How to enable SQL pipelines in the Flow¶
A SQL recipe in your Flow reads an input dataset from storage, performs computations, and directs SQL to write the output. When you have a chain of visual and/or coding SQL recipes in your flow, repeating this read-write behavior for each recipe can result in slow performance. In such a situation, using SQL pipelines can boost performance by avoiding unnecessary writes and reads of intermediate datasets.
Watch this short video below for an overview or read on for further details.
Enable SQL pipelines¶
To use the SQL pipelines feature in a Dataiku DSS flow, the chain of recipes must share the same SQL connection.

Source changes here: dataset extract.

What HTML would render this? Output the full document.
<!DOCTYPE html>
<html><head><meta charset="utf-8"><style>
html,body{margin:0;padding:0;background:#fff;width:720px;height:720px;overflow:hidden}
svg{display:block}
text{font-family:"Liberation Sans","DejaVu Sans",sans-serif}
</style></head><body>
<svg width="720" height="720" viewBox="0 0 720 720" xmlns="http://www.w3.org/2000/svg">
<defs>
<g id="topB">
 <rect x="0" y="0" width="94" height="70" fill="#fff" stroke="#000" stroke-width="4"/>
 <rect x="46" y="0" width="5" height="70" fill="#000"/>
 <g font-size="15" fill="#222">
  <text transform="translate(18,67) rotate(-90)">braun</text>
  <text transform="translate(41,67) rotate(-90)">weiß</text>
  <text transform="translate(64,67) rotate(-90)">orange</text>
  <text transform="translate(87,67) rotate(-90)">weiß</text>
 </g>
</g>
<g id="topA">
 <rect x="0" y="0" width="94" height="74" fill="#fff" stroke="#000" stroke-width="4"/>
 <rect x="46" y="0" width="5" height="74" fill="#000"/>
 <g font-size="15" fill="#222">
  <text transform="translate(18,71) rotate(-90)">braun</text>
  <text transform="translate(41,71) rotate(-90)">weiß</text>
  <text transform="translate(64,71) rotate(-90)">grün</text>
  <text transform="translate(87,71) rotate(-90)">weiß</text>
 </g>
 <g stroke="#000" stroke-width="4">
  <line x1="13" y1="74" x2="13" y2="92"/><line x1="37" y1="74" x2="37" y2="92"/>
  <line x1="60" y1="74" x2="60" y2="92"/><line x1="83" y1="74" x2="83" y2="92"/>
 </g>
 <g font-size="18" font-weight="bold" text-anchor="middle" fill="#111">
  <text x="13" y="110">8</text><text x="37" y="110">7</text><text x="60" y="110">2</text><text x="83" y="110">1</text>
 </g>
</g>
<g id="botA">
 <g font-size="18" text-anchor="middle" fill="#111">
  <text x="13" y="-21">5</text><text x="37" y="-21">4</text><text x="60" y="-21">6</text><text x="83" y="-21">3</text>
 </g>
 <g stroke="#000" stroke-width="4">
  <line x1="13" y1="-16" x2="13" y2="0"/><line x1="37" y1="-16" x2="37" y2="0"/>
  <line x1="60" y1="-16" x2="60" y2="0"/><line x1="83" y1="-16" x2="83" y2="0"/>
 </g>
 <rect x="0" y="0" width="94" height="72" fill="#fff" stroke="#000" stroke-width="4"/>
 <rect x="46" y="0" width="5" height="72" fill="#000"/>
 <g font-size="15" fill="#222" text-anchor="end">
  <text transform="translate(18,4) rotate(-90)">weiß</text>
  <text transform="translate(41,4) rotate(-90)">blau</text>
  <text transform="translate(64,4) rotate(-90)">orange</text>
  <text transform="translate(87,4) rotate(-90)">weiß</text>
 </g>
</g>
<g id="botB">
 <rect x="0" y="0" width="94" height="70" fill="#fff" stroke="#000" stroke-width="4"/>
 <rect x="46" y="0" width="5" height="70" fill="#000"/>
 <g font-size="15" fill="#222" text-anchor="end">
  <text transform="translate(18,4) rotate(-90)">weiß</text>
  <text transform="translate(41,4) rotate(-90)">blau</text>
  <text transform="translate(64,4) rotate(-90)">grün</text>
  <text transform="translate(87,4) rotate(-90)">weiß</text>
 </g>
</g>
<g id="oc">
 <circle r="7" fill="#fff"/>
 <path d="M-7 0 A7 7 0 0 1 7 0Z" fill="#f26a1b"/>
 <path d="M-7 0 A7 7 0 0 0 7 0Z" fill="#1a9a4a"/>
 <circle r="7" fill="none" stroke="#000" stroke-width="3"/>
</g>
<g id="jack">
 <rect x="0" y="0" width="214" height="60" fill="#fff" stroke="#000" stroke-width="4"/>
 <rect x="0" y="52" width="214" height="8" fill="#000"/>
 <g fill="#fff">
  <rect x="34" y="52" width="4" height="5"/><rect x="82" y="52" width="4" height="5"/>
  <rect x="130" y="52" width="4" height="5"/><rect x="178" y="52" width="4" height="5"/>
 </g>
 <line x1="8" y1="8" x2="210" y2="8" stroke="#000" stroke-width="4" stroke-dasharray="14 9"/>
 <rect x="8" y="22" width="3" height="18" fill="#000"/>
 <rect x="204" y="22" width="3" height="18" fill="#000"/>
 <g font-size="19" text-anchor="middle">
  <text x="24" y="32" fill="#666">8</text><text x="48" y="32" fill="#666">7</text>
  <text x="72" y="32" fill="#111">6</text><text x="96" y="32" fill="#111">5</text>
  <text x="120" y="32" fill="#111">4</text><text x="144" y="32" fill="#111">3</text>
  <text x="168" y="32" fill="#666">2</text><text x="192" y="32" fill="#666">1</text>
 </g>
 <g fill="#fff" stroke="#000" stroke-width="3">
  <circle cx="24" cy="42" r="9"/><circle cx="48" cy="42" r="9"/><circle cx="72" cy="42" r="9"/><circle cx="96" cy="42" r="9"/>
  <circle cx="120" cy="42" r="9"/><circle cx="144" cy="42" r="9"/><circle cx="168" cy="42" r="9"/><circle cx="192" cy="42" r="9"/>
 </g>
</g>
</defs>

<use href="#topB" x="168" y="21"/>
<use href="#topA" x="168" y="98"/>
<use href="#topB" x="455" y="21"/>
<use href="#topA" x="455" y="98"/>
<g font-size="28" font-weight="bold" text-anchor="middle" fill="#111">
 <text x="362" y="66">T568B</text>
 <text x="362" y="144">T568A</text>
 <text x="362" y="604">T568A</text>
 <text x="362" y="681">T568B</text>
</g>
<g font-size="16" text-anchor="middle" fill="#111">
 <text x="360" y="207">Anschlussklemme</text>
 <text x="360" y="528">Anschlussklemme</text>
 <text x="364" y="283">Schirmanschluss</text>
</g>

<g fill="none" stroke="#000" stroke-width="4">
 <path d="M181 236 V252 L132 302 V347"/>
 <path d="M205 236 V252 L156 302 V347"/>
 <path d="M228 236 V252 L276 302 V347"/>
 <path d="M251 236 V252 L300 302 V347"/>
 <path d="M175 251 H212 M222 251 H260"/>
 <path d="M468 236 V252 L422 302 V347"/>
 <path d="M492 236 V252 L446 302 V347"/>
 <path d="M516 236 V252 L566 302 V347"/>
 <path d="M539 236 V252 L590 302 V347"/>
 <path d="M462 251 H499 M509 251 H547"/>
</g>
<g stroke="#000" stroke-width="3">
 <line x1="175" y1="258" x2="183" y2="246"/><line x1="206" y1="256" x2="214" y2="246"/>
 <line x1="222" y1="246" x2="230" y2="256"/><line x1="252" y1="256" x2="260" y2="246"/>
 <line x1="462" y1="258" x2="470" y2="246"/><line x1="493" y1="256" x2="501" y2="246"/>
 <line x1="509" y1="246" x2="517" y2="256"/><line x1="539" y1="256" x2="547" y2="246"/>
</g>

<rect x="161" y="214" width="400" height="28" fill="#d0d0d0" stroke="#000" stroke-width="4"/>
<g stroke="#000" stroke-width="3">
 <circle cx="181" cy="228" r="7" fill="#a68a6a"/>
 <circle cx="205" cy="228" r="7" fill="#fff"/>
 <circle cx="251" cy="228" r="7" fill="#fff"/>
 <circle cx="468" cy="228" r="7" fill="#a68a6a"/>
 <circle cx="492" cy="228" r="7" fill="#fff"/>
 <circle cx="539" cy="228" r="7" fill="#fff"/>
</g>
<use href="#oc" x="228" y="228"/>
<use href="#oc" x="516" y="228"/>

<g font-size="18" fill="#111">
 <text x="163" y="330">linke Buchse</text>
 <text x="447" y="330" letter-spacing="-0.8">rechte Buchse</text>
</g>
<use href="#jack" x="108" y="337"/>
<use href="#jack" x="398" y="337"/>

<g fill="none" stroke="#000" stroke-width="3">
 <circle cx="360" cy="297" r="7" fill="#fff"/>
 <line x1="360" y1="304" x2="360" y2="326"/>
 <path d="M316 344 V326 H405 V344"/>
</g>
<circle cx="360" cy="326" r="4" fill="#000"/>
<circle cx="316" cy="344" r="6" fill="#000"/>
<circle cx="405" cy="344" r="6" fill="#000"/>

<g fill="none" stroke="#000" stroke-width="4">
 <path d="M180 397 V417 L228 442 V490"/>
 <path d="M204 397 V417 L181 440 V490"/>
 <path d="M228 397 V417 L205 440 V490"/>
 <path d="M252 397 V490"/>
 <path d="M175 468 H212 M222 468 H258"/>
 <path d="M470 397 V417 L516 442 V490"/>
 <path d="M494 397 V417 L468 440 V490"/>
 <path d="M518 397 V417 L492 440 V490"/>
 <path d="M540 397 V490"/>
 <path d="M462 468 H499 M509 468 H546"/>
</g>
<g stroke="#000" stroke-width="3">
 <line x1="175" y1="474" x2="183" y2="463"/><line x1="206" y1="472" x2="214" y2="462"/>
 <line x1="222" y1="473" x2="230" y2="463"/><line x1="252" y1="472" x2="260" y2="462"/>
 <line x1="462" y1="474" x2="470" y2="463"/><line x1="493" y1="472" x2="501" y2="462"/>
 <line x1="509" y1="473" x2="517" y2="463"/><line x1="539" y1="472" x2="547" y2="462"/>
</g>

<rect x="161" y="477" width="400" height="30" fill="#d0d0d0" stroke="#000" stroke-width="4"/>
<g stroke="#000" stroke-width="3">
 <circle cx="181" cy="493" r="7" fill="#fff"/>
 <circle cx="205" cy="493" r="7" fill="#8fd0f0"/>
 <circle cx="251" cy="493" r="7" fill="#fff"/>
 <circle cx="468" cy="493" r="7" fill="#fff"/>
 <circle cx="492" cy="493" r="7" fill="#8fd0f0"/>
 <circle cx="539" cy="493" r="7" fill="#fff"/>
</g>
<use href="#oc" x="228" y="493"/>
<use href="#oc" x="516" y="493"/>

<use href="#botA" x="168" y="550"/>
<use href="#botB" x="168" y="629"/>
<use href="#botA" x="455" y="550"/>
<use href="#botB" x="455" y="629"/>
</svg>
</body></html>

You can then enable SQL pipelines on a per-project basis.
Go to the project’s Settings
Go to Pipelines
Select Enable SQL pipelines
Once enabled, you can then configure the behavior of intermediate datasets and recipes in your flow.

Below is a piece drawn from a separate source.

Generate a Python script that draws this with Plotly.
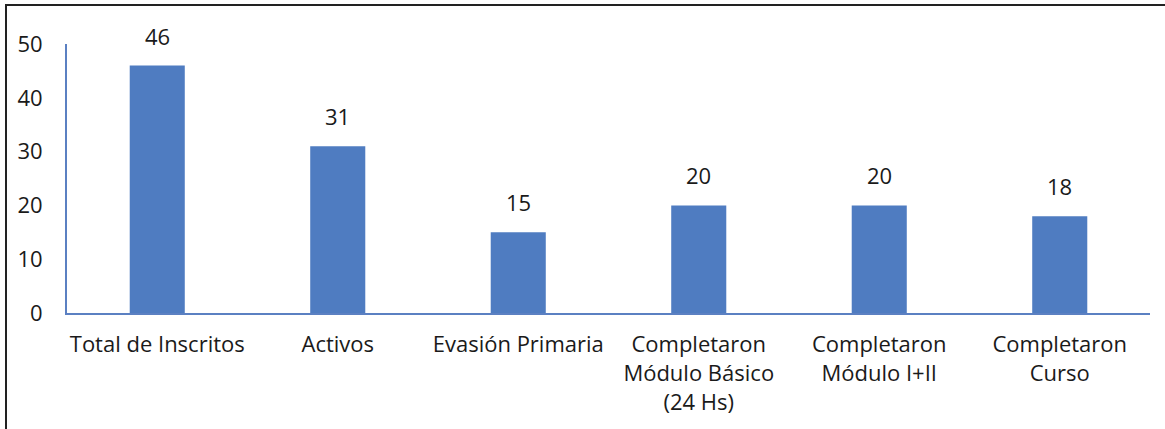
import plotly.graph_objects as go

categories = ["Total de Inscritos", "Activos", "Evasión Primaria",
              "Completaron<br>Módulo Básico<br>(24 Hs)", "Completaron<br>Módulo I+II",
              "Completaron<br>Curso"]
values = [46, 31, 15, 20, 20, 18]
y_ticks = [0, 10, 20, 30, 40, 50]

W, H = 1165, 429
ml, mr, mt, mb = 67, 15, 44, 116

FONT = "Open Sans"
FS = 22
fig = go.Figure(go.Bar(
    x=categories, y=values, marker_color="#4F7CC1", marker_line_width=0,
    cliponaxis=False, hoverinfo="x+y",
))

for c, v in zip(categories, values):
    fig.add_annotation(x=c, y=v, text=str(v), showarrow=False, yanchor="bottom",
                       yshift=13, font=dict(family=FONT, size=FS, color="#1a1a1a"))

fig.update_layout(
    width=W, height=H,
    margin=dict(l=ml, r=mr, t=mt, b=mb),
    paper_bgcolor="white", plot_bgcolor="white",
    bargap=0.695, showlegend=False,
    font=dict(family=FONT, size=FS, color="#1a1a1a"),
    xaxis=dict(showline=True, linecolor="#5B80C2", linewidth=2, ticks="",
               showgrid=False, tickfont=dict(size=FS), ticklabelstandoff=11),
    yaxis=dict(range=[0, 50], tickvals=y_ticks, showline=True, linecolor="#5B80C2",
               linewidth=2, showgrid=False, zeroline=False, ticks="",
               tickfont=dict(size=FS), ticklabelstandoff=18),
)

pw = W - ml - mr
ph = H - mt - mb
def px_x(p): return (p - ml) / pw
def px_y(p): return (H - mb - p) / ph

fig.add_shape(type="rect", xref="paper", yref="paper",
              x0=px_x(6), x1=px_x(1168), y0=px_y(440), y1=px_y(5),
              line=dict(color="#222222", width=2), fillcolor="rgba(0,0,0,0)", layer="above")

fig.write_html("out.html")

Configure the behavior of intermediate datasets¶
For intermediate datasets in the flow, you can choose to enable or disable virtualization. Enabling virtualization can prevent DSS from writing the data of an intermediate dataset when executing the SQL pipeline.
To enable virtualization for a dataset:
Open the dataset and go to the Settings tab at the top of the page
Go to the Advanced tab
Check “Virtualizable in build”
To enable virtualization for multiple datasets at once:
Select one or more datasets in the Flow
Locate the “Other actions” section in the right panel and select Allow build virtualization (for pipelines)
Configure the behavior of recipes¶
In addition to configuring the behavior of intermediate datasets, you can also specify how recipes in the Flow behave. To configure the behavior of the pipeline for each recipe:
Open the recipe and go to the Advanced tab at the top of the page
Check the options for “Pipelining”:
“Can this recipe be merged in an existing recipe’s pipeline?”
“Can this recipe be the target of a recipe’s pipeline?”
The first setting determines whether a recipe can be concatenated inside an existing SQL pipeline. The second setting determines whether running the recipe can trigger a new SQL pipeline.